Abstract

Abstract In this paper, we design and implement an Internet-of-Things (IoT) based platform for developing cities using environmental sensing as a driving application. Since ubiquitous and free WiFi access is not available in most developing cities, IoT deployments must leverage 3G cellular connections that are metered and expensive. In order to best utilize the limited 3G data plan, we propose two adaptation strategies to drive sensing and data collection. The first technique is an infrastructure-level adaptation approach where we adjust sensing intervals of periodic sensors so that the data volume remains bounded within the allocated data budget. The second approach is at the information-level where application-specific analytics are deployed on-board devices.

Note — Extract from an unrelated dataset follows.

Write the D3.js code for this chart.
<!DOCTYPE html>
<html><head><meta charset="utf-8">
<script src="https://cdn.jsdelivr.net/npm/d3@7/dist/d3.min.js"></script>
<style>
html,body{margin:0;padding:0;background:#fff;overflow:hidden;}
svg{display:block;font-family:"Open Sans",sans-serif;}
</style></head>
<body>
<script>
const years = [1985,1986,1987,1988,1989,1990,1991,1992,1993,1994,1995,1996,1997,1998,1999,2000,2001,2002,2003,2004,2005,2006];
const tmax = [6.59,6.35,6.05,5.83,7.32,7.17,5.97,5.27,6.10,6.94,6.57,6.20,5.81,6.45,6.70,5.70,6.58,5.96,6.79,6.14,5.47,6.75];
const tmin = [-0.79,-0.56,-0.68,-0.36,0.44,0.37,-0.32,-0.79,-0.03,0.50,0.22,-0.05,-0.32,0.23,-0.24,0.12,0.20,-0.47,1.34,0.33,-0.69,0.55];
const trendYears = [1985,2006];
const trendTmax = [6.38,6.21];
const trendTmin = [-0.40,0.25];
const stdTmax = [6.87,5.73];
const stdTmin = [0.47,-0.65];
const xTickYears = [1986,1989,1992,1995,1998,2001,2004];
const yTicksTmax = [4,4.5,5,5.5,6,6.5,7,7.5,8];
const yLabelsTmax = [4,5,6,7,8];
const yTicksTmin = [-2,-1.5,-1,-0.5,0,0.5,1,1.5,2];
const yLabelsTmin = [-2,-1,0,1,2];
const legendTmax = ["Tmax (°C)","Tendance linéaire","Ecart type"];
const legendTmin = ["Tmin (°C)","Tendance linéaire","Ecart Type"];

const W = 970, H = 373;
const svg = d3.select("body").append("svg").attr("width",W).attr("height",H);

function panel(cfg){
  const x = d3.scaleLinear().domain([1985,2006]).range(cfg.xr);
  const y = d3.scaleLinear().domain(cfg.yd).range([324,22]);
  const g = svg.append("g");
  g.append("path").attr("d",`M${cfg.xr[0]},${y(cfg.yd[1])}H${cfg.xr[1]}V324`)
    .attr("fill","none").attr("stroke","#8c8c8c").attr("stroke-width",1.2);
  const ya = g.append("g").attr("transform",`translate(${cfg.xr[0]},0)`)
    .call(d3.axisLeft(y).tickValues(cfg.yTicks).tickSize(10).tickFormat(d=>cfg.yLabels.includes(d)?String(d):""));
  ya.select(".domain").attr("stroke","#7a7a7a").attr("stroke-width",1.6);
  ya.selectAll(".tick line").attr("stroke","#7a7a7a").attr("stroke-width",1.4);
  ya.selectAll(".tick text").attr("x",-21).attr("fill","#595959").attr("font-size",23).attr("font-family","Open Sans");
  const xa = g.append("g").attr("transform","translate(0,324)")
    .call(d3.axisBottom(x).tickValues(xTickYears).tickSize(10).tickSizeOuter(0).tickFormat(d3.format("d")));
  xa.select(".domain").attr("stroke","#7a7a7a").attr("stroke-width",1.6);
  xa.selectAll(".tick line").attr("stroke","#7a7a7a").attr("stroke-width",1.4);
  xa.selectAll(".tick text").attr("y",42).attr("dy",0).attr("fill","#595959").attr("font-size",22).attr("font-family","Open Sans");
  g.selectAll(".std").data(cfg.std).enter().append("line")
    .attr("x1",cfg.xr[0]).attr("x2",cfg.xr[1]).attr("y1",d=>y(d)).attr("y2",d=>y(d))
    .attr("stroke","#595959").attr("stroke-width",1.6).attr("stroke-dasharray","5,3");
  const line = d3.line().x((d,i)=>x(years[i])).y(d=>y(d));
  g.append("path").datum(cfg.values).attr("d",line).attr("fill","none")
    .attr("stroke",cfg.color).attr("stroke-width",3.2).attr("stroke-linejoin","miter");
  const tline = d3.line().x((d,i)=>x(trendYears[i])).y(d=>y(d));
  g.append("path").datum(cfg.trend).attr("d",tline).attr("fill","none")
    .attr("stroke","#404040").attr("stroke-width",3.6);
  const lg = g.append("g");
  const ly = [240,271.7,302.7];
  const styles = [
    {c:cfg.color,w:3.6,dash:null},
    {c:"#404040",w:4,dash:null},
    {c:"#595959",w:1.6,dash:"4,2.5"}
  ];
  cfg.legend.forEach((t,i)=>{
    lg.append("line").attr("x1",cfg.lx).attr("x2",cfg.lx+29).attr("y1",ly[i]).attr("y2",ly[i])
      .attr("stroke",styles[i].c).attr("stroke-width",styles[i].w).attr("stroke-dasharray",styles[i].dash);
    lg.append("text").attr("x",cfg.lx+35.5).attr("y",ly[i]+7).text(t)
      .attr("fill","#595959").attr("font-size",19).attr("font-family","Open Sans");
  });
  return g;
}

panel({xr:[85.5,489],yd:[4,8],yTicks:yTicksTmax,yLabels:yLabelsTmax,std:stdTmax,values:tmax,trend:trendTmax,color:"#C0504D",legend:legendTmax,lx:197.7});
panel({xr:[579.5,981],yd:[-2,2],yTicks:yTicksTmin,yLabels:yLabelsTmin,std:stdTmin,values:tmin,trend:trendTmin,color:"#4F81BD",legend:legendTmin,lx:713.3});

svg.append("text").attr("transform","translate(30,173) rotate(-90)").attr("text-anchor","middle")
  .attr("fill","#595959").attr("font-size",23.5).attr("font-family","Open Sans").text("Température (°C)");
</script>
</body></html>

This use case focuses on multimedia sensors that process captured raw media data to lower volume semantic data that is communicated. We implement the two adaptation strategies on the EnviroSCALE (Environmental Sensing and Community Alert Network) platform, which is an inexpensive Raspberry Pi based environmental sensing system that employs air quality sensors and periodically publishes sensor data over a 3G connection with a limited data plan. We outline our deployment experience of EnviroSCALE in Dhaka city, the capital of Bangladesh, particularly in the direction of infrastructure-level adaptation. For information-level adaptation, our testbed experiment results demonstrate the practicality of adaptive sensing and triggering rich sensing analytics via user-specified criteria over budgeted 3G connections.